Y viene bien si es posible tener ese tiempo en que la mente da vueltas al asunto sin obsesionar, en gran parte de modo inconsciente, sin que aparentemente ocupe espacio, acercando o configurando una respuesta intuitiva que más tarde deberá ser razonada. La respuesta puede aparecer estando la mente ocupada en tareas sin relación con el asunto que se desea resolver. También es verdad que hay veces en que el cerebro se obnubila, parece incapaz de elaborar respuesta alguna, rechaza el tema que se le plantea y parece obsesionado en distraer la atención con otras cuestiones más placenteras. El sentimiento de bloqueo no es total, no es que se paralice la capacidad de reflexión y búsqueda, sino que afecta exclusivamente a una cuestión, para la que no encontramos respuesta, permaneciendo activas el resto de las capacidades. Si aún hay tiempo, si todavía no se ha agotado el plazo, es posible concederse una buena pausa.

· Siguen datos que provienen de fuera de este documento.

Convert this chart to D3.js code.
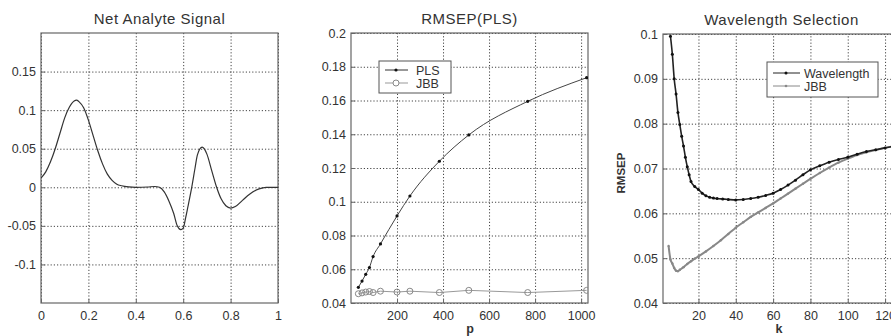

Si transcurrido el tiempo muerto las neuronas continúan empecinadas en negarse a discurrir clarividentemente sobre la cuestión que hay que resolver, hay que recurrir a la voluntad sin permitir nuevas treguas ni argumentos aplazatorios que ya no son posibles. La urgencia y la necesidad deben concitar todas las facultades para sacar al cerebro de su cómodo letargo y exigirle la lucidez que en ese momento se necesita. Ya no hay distracciones, el mundo se ha parado, sólo existe la necesidad de una respuesta y hay que encontrarla exprimiendo hasta el límite de lo posible, que nunca conocemos, las posibilidades de nuestra mente. Conseguido el resultado apetecido, resuelta la cuestión que ocupaba y preocupaba, liberados de la carga y reconciliados con nosotros mismos, parecemos capaces de alcanzar cualquier objetivo.